On Mon, Mar 20, 2006 at 02:36:51PM -0500, Xin Zhao wrote:
> OK. Now I have more experimental results.
>
> After excluding the cost of reading file list and do stat(), the
> insertion rate becomes 587/sec, instead of 300/sec. The query rate is
> 2137/sec. I am runing mysql 4.1.11. FC4, 2.8G CPU and 1G mem.
>
> 2137/sec seems to be good enough to handle pathname to inode
> resolving. Anyone has some statistics how many file open in a busy
> file system?
This is still ridiculously slow. From cold cache (i.e. with a lot of IO)

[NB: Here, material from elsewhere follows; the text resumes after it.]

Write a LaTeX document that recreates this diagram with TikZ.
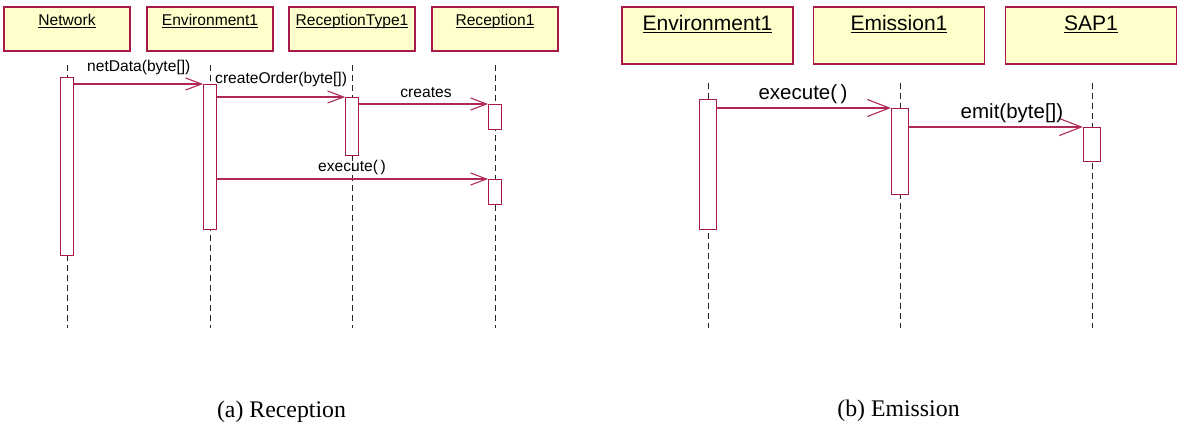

cp -rl linux-2.6 foo1 gives 1.2s here. That's at least about 50000
operations. On slower CPU, BTW, with half of the RAM you have.
Moreover,
al@duke:~/linux$ time mv foo1 foo2
real 0m0.002s
user 0m0.000s
sys 0m0.001s
Now, try _that_ on your setup. If you are using entire pathname as key,
you are FUBAR - updating key in 20-odd thousand of records is going to
_hurt_. If you are splitting the pathname into components, you've just
reproduced fs directory structure and had shown that your fs layout
is too fscking slow. Not to mention the fun with symlink implementation,
or handling mountpoints.
You are at least an order of magnitude off by performance (more, actually)
and I still don't see any reason for what you are trying to do.